What could be the possible reasons?
[Attachments: Screenshots/Logs/Monitoring]
Leader Drop


Scheduler pending command

CPU&Mem

| username: h5n1 | Original post link

Take a look at the TiKV logs.

| username: EricSong | Original post link

The error mainly occurred around 7.25 at 20:20, similar to the following error:

[2023/07/25 12:19:14.837 +00:00] [Error] [kv.rs:603] [“KvService::batch_raft send response fail”] [err=RemoteStopped]

| username: h5n1 | Original post link

What operations did this TiKV perform before? There are always many error messages in the logs.

| username: EricSong | Original post link

There have been no maintenance operations on this cluster recently; all other operations are either write or query operations.

| username: EricSong | Original post link

If you need logs or monitoring from other time periods, you can let me know directly.
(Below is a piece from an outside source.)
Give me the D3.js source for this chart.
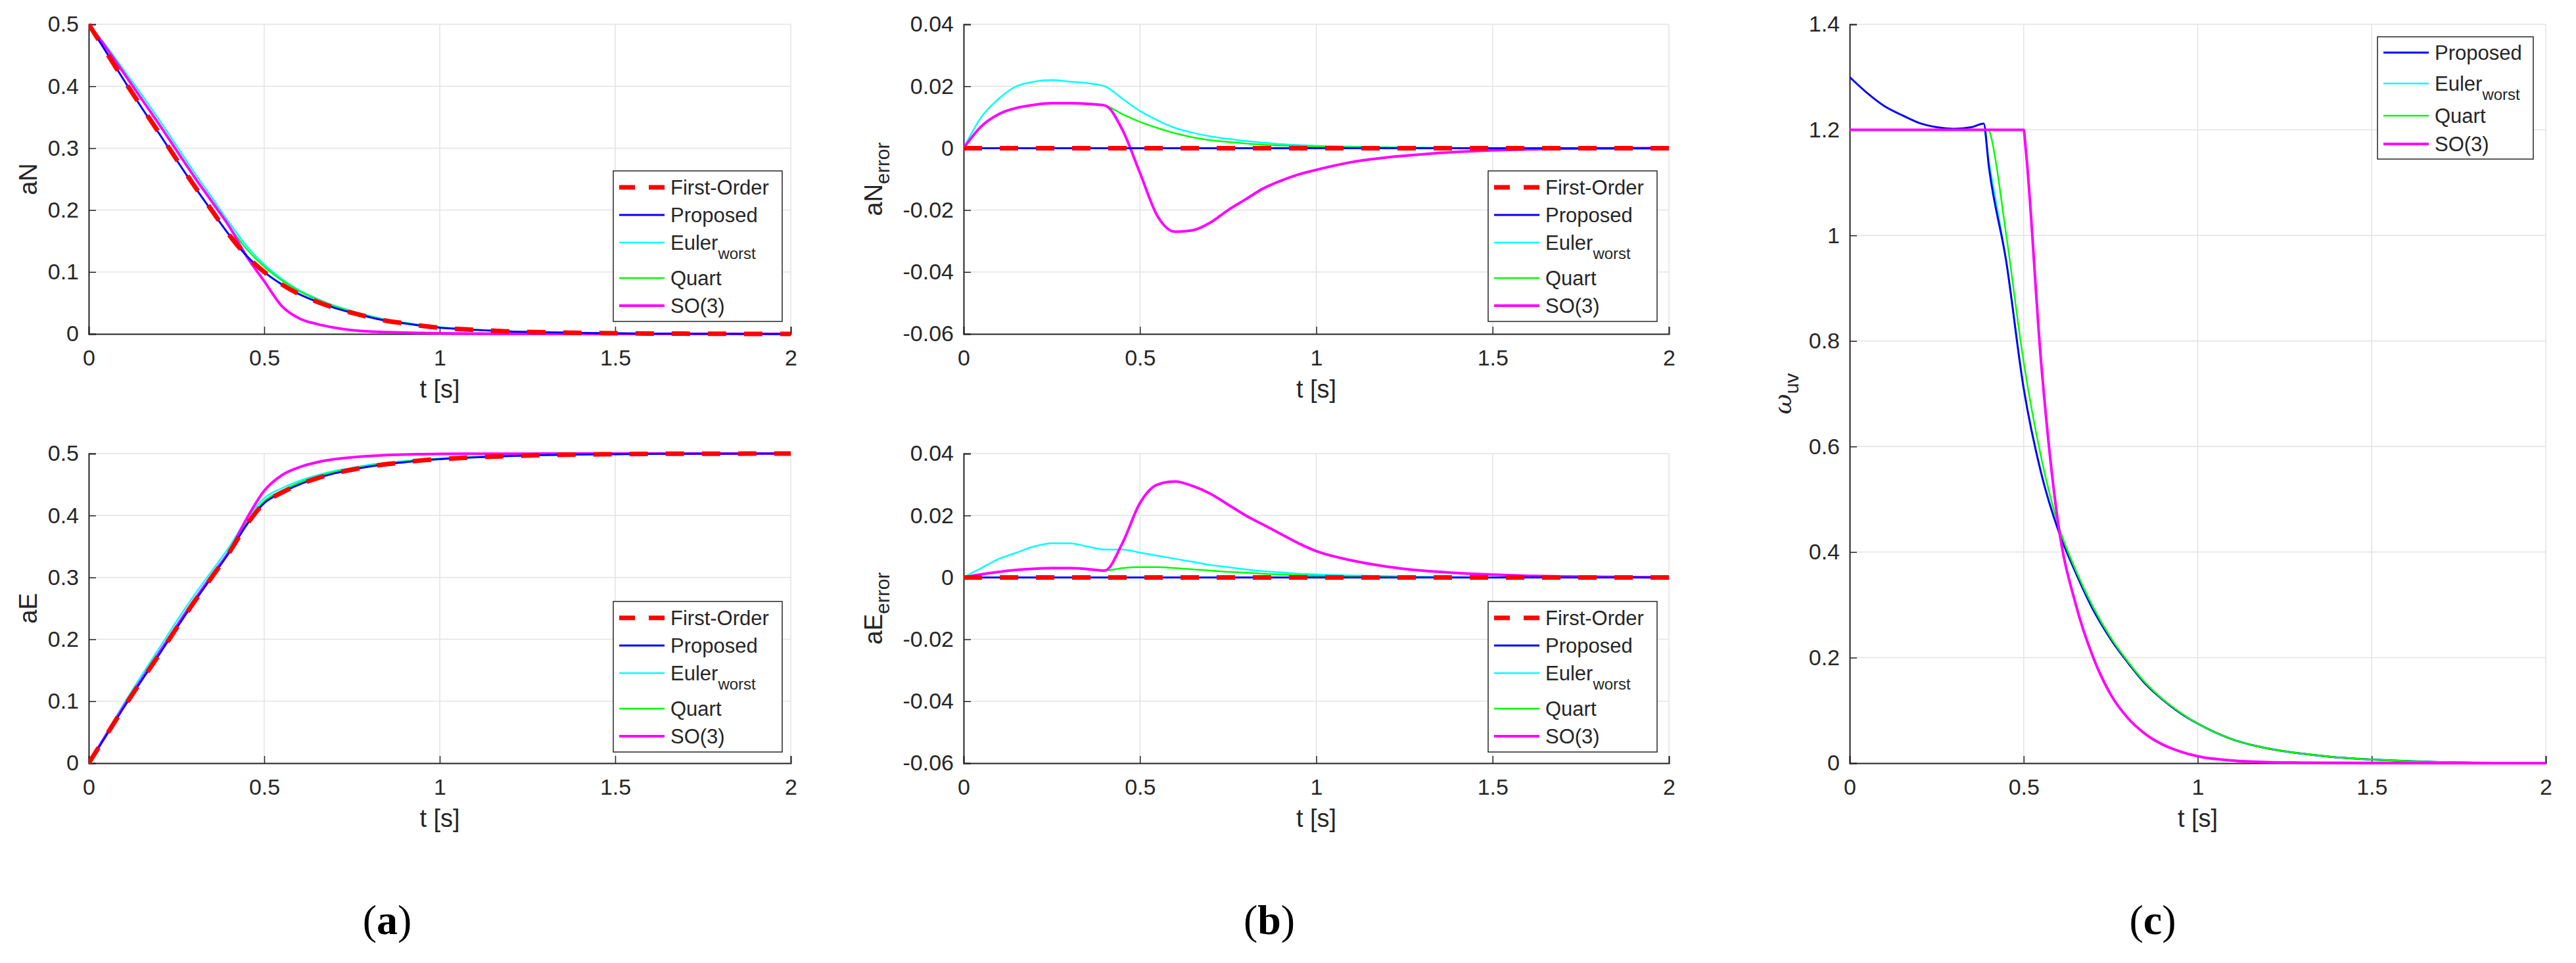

I’ll see if I can find them. I have only captured the monitoring and logs from the problematic time period.

| username: MrSylar | Original post link

How is the network situation between TiDB Server and TiKV Server?

| username: EricSong | Original post link

From the monitoring of the faulty node, the network connection appears to be normal, but there was a sudden surge in TCP and traffic during the problematic period.

| username: MrSylar | Original post link

Gigabit network card?

| username: h5n1 | Original post link

Take a look at the latency blackexporter monitoring.

| username: EricSong | Original post link

It looks like the ping during the problem period is also normal.

| username: EricSong | Original post link

You need to ask the equipment maintenance personnel about this. However, do you mean that the network card might be fully utilized due to high traffic?

| username: MrSylar | Original post link

It is suspected that the network bandwidth is fully utilized, causing slow network interaction between tidb-server and tikv-server. Moreover, from the monitoring graph above, the TCP and ping curves at the corresponding time are indeed abnormal compared to the times before and after. Just log in to the server and check with ethtool, it’s more efficient than calling someone.

| username: EricSong | Original post link

I tried it on my side, and because it’s a virtual network card, there is no available information.

[root@sjc-tidb-tikv8 tidb]# ethtool eth0
no stats available

The device hasn’t responded yet, and it feels like we’ve hit a dead end. Are there any other troubleshooting directions? For example, what operation exactly is saturating the bandwidth? I noticed a sharp increase in the batch_get command during the problem period. Could this be the cause?

| username: MrSylar | Original post link

“No stats available”: This can be traced to see if there is any issue with the underlying physical network card (the starting point is that the underlying physical network card affects the upper layer).
“batch_get”: I think we can check if the select operations of tidb-server during that time period have significant changes compared to the normal state, on the granfa’s tidb page. I don’t think this is the direction, after all, the CPU/mem usage rate is not high.

| username: redgame | Original post link

It looks like there is a network connection failure or delay between TiKV nodes, causing request timeouts. Please check the network configuration and connections to ensure network stability.